The way out of internalised homophobia is to realise that you are accepted by God whatever you have done, whatever you are like now, whatever you fall prey to in all the years ahead. That God loves you totally just as you are and that he refuses to let anything come between him and you.

In other words what we need first, in order to overcome internalised self hate, to recognise what internalised homophobia really is - and then to experience the grace of God. Christ died for all your past sins, your present sins and all your future sins. It is only God's love that can totally clear us of self hate. It is only when we realise that Gods love has a purpose for us - yes for each of us - even you and me. And that he will bring these purposes to pass alongside us if we will yield up our hearts to him day by day. God is love and compassion and forgiveness - we can trust ourselves into his hands. And of course from time to time when we forget, or renege on our decision, we will then feel even more guilty. And then we have to realise that the grace of God covers even those setbacks and that his purpose will not be defeated just by a few backslidings by us.

What I am talking about is what some Christians call an experience of the cross. Only when we realise that Jesus hung on that cross for us - for you and for me - only then can we begin to realise how much God values our lives. Until that moment we are just another person among six billion people on earth - but at that moment it becomes personal and we realise that we are loved personally by God. That Jesus died for me. And for everyone else too - but he died for me.

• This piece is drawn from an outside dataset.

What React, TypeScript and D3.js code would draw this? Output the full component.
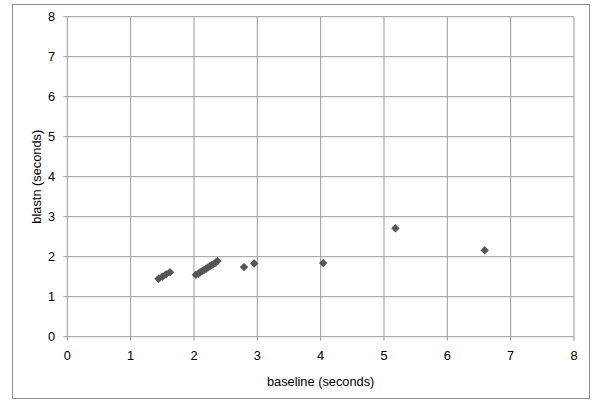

I have deep sympathy for the situation that Lord Browne finds himself in. I am delighted that leading figures from arts, business and political establishments have joined forces to praise Lord Browne as a person, recognising his immense and unique contributions to business, the economy and to art, culture and the environment. I hope that a lenient view will be taken of his perjury and I wish him well. There but for the grace of God go I.